La progression, néanmoins réelle, des investissements réalisés par les opérateurs du secteur n’est-elle pas aussi le reflet d’une course incessante à l’innovation technologique, qui mériterait en elle-même d’être questionnée ? Aujourd’hui, il est déjà question de passer à la 5G, sans que le bien-fondé social de cette nouvelle « avancée » soit établi. « Ça tient surtout de l’argument de vente, estime Marc Lesire-Ogrel, technicien chez SFR et délégué CGT. Les besoins de l’immense majorité des clients sont largement couverts par la 4G. »

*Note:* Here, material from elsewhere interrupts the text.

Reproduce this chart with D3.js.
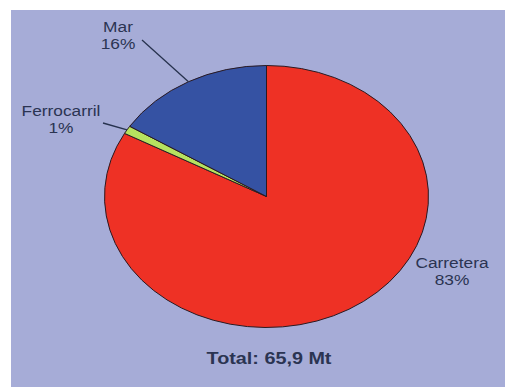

Dans le même temps, on compte encore plus de 500 communes – les fameuses « zones blanches » – dans lesquelles passer un appel téléphonique de son portable est difficile, faute d’infrastructures suffisantes. Les opérateurs ne se précipitent pas pour déployer des antennes relais dans des territoires peu peuplés, dans lesquels les retombées financières sont par définition très faibles. « Un opérateur comme SFR ne va pas spontanément investir 200 000 euros pour installer de la technologie dans un hameau qui ne représente que 50 clients potentiels », résume Marc Lesire-Ogrel. Aménagement du territoire et court-termisme financier font rarement bon ménage.